Information supplied ▸
☆ ☆ ☆ ☆ ☆ ☆ ☆

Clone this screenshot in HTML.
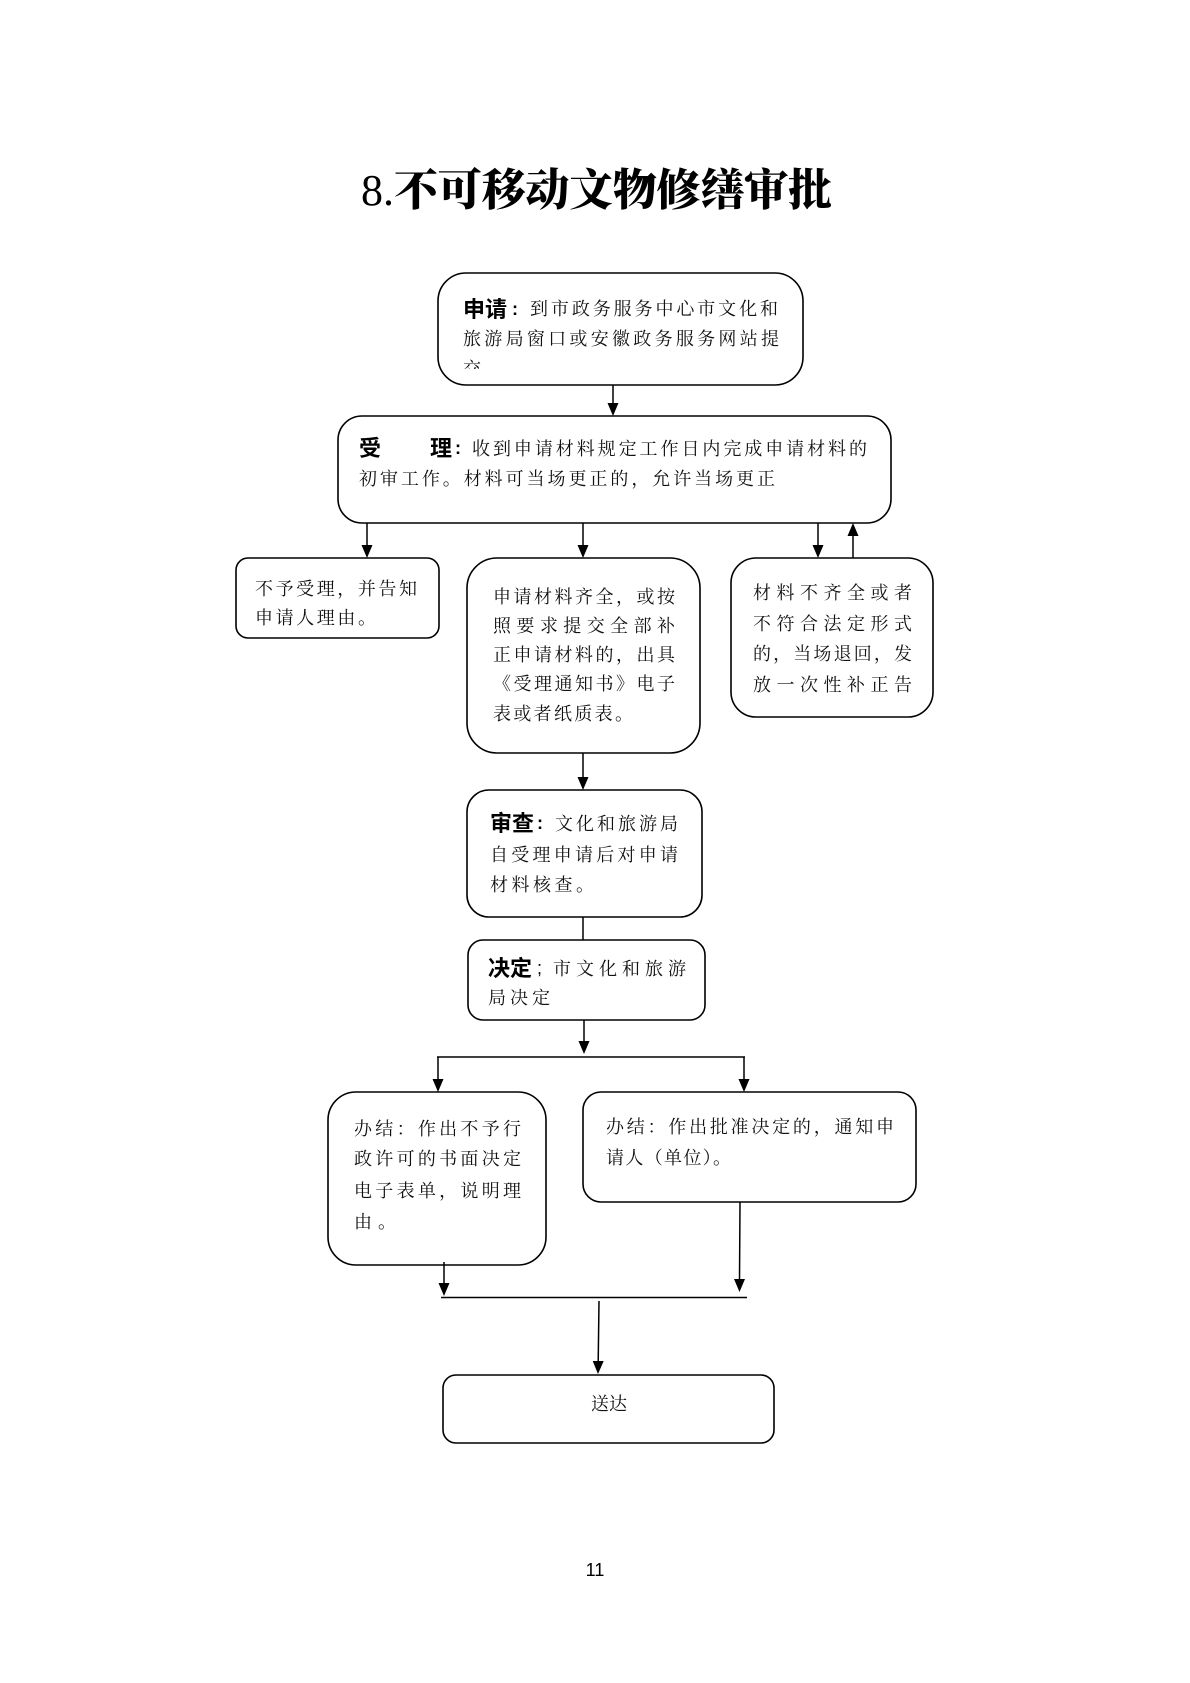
<!DOCTYPE html>
<html>
<head>
<meta charset="utf-8">
<style>
html,body{margin:0;padding:0;background:#fff;}
svg{display:block;}
.b{font-family:"Liberation Serif","Noto Serif CJK SC",serif;font-size:18px;fill:#111;}
.h{font-family:"Liberation Sans","Noto Sans CJK SC",sans-serif;font-size:22px;font-weight:bold;fill:#000;}
.box{fill:none;stroke:#000;stroke-width:1.6;}
.ln{stroke:#000;stroke-width:1.5;fill:none;}
.ah{fill:#000;}
</style>
</head>
<body>
<svg width="1190" height="1683" viewBox="0 0 1190 1683" xmlns="http://www.w3.org/2000/svg">
<rect x="0" y="0" width="1190" height="1683" fill="#fff"/>
<defs>
<clipPath id="c1"><rect x="440" y="275" width="360" height="94"/></clipPath>
</defs>

<!-- Title -->
<text x="361" y="205" style="font-size:44px;fill:#000;"><tspan style="font-family:'Liberation Serif',serif;">8.</tspan><tspan style="font-family:'Liberation Serif','Noto Serif CJK SC',serif;font-weight:900;" textLength="438" lengthAdjust="spacing">不可移动文物修缮审批</tspan></text>

<!-- Box 1 申请 -->
<rect class="box" x="438" y="273" width="365" height="112" rx="28" ry="28"/>
<text class="h" x="463" y="317">申请</text>
<text class="h" x="512" y="315" style="font-size:18px;">:</text>
<text class="b" x="530" y="315" textLength="248" lengthAdjust="spacing">到市政务服务中心市文化和</text>
<text class="b" x="463" y="345" textLength="316" lengthAdjust="spacing">旅游局窗口或安徽政务服务网站提</text>
<g clip-path="url(#c1)"><text class="b" x="463" y="375">交</text></g>

<!-- arrow 1 -->
<line class="ln" x1="613" y1="385" x2="613" y2="404"/>
<polygon class="ah" points="607.5,403 618.5,403 613,416"/>

<!-- Box 2 受理 -->
<rect class="box" x="338" y="416" width="553" height="107" rx="24" ry="24"/>
<text class="h" x="359" y="456">受</text>
<text class="h" x="430" y="456">理</text>
<text class="h" x="455" y="454" style="font-size:18px;">:</text>
<text class="b" x="472" y="455" textLength="395" lengthAdjust="spacing">收到申请材料规定工作日内完成申请材料的</text>
<text class="b" x="359" y="485" textLength="416" lengthAdjust="spacing">初审工作。材料可当场更正的，允许当场更正</text>

<!-- arrows from box 2 -->
<line class="ln" x1="367" y1="523" x2="367" y2="546"/>
<polygon class="ah" points="361.5,545 372.5,545 367,558"/>
<line class="ln" x1="583" y1="523" x2="583" y2="546"/>
<polygon class="ah" points="577.5,545 588.5,545 583,558"/>
<line class="ln" x1="818" y1="523" x2="818" y2="546"/>
<polygon class="ah" points="812.5,545 823.5,545 818,558"/>
<line class="ln" x1="853" y1="558" x2="853" y2="535"/>
<polygon class="ah" points="847.5,536 858.5,536 853,523"/>

<!-- Box 3a -->
<rect class="box" x="236" y="558" width="203" height="80" rx="12" ry="12"/>
<text class="b" x="255" y="595" textLength="162" lengthAdjust="spacing">不予受理，并告知</text>
<text class="b" x="255" y="624" textLength="121" lengthAdjust="spacing">申请人理由。</text>

<!-- Box 3b -->
<rect class="box" x="467" y="558" width="233" height="195" rx="30" ry="30"/>
<text class="b" x="493" y="603" textLength="182" lengthAdjust="spacing">申请材料齐全，或按</text>
<text class="b" x="493" y="632" textLength="182" lengthAdjust="spacing">照要求提交全部补</text>
<text class="b" x="493" y="661" textLength="182" lengthAdjust="spacing">正申请材料的，出具</text>
<text class="b" x="493" y="690" textLength="182" lengthAdjust="spacing">《受理通知书》电子</text>
<text class="b" x="493" y="720" textLength="140" lengthAdjust="spacing">表或者纸质表。</text>

<!-- Box 3c -->
<rect class="box" x="731" y="558" width="202" height="159" rx="25" ry="25"/>
<text class="b" x="753" y="599" textLength="159" lengthAdjust="spacing">材料不齐全或者</text>
<text class="b" x="753" y="630" textLength="159" lengthAdjust="spacing">不符合法定形式</text>
<text class="b" x="753" y="660" textLength="159" lengthAdjust="spacing">的，当场退回，发</text>
<text class="b" x="753" y="691" textLength="159" lengthAdjust="spacing">放一次性补正告</text>

<!-- arrow 3b -> 审查 -->
<line class="ln" x1="583" y1="753" x2="583" y2="778"/>
<polygon class="ah" points="577.5,777 588.5,777 583,790"/>

<!-- Box 审查 -->
<rect class="box" x="467" y="790" width="235" height="127" rx="22" ry="22"/>
<text class="h" x="490" y="831">审查</text>
<text class="h" x="537" y="829" style="font-size:18px;">:</text>
<text class="b" x="555" y="830" textLength="123" lengthAdjust="spacing">文化和旅游局</text>
<text class="b" x="490" y="861" textLength="188" lengthAdjust="spacing">自受理申请后对申请</text>
<text class="b" x="490" y="891" textLength="104" lengthAdjust="spacing">材料核查。</text>

<!-- connector 审查 -> 决定 -->
<line class="ln" x1="583" y1="917" x2="583" y2="940"/>

<!-- Box 决定 -->
<rect class="box" x="468" y="940" width="237" height="80" rx="15" ry="15"/>
<text class="h" x="488" y="976">决定</text>
<text class="h" x="537" y="974" style="font-size:18px;font-weight:normal;">;</text>
<text class="b" x="553" y="975" textLength="133" lengthAdjust="spacing">市文化和旅游</text>
<text class="b" x="488" y="1004" textLength="62" lengthAdjust="spacing">局决定</text>

<!-- arrow 决定 down + split -->
<line class="ln" x1="584" y1="1020" x2="584" y2="1042"/>
<polygon class="ah" points="578.5,1041 589.5,1041 584,1054"/>
<line class="ln" x1="437" y1="1057" x2="745" y2="1057"/>
<line class="ln" x1="438" y1="1057" x2="438" y2="1080"/>
<polygon class="ah" points="432.5,1079 443.5,1079 438,1092"/>
<line class="ln" x1="744" y1="1057" x2="744" y2="1080"/>
<polygon class="ah" points="738.5,1079 749.5,1079 744,1092"/>

<!-- Box 6a -->
<rect class="box" x="328" y="1092" width="218" height="173" rx="28" ry="28"/>
<text class="b" x="354" y="1135" textLength="167" lengthAdjust="spacing">办结：作出不予行</text>
<text class="b" x="354" y="1165" textLength="167" lengthAdjust="spacing">政许可的书面决定</text>
<text class="b" x="354" y="1197" textLength="167" lengthAdjust="spacing">电子表单，说明理</text>
<text class="b" x="354" y="1228" textLength="42" lengthAdjust="spacing">由。</text>

<!-- Box 6b -->
<rect class="box" x="583" y="1092" width="333" height="110" rx="18" ry="18"/>
<text class="b" x="606" y="1133" textLength="288" lengthAdjust="spacing">办结：作出批准决定的，通知申</text>
<text class="b" x="606" y="1164" textLength="125" lengthAdjust="spacing">请人（单位）。</text>

<!-- merge arrows -->
<line class="ln" x1="444" y1="1262" x2="444" y2="1284"/>
<polygon class="ah" points="438.5,1283 449.5,1283 444,1296"/>
<line class="ln" x1="740" y1="1202" x2="739.5" y2="1280"/>
<polygon class="ah" points="734,1279 745,1279 739.5,1292"/>
<line class="ln" x1="441" y1="1297.5" x2="747" y2="1297.5"/>
<line class="ln" x1="599" y1="1301" x2="598.2" y2="1362"/>
<polygon class="ah" points="592.7,1361 603.7,1361 598,1374"/>

<!-- Box 送达 -->
<rect class="box" x="443" y="1375" width="331" height="68" rx="13" ry="13"/>
<text class="b" x="609" y="1410" text-anchor="middle">送达</text>

<!-- page number -->
<text x="595" y="1576" text-anchor="middle" style="font-family:'Liberation Sans',sans-serif;font-size:18px;fill:#000;">11</text>
</svg>
</body>
</html>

☆ ☆ ☆ ☆ ☆ ☆ ☆

Requirement ▸
Reproduce the material above exactly, first line through the line that contains "Serif','Noto Serif CJK", minus the pictures.

Written response ▸
Clone this screenshot in HTML.
<!DOCTYPE html>
<html>
<head>
<meta charset="utf-8">
<style>
html,body{margin:0;padding:0;background:#fff;}
svg{display:block;}
.b{font-family:"Liberation Serif","Noto Serif CJK SC",serif;font-size:18px;fill:#111;}
.h{font-family:"Liberation Sans","Noto Sans CJK SC",sans-serif;font-size:22px;font-weight:bold;fill:#000;}
.box{fill:none;stroke:#000;stroke-width:1.6;}
.ln{stroke:#000;stroke-width:1.5;fill:none;}
.ah{fill:#000;}
</style>
</head>
<body>
<svg width="1190" height="1683" viewBox="0 0 1190 1683" xmlns="http://www.w3.org/2000/svg">
<rect x="0" y="0" width="1190" height="1683" fill="#fff"/>
<defs>
<clipPath id="c1"><rect x="440" y="275" width="360" height="94"/></clipPath>
</defs>

<!-- Title -->
<text x="361" y="205" style="font-size:44px;fill:#000;"><tspan style="font-family:'Liberation Serif',serif;">8.</tspan><tspan style="font-family:'Liberation Serif','Noto Serif CJK SC',serif;font-weight:900;" textLength="438" lengthAdjust="spacing">不可移动文物修缮审批</tspan></text>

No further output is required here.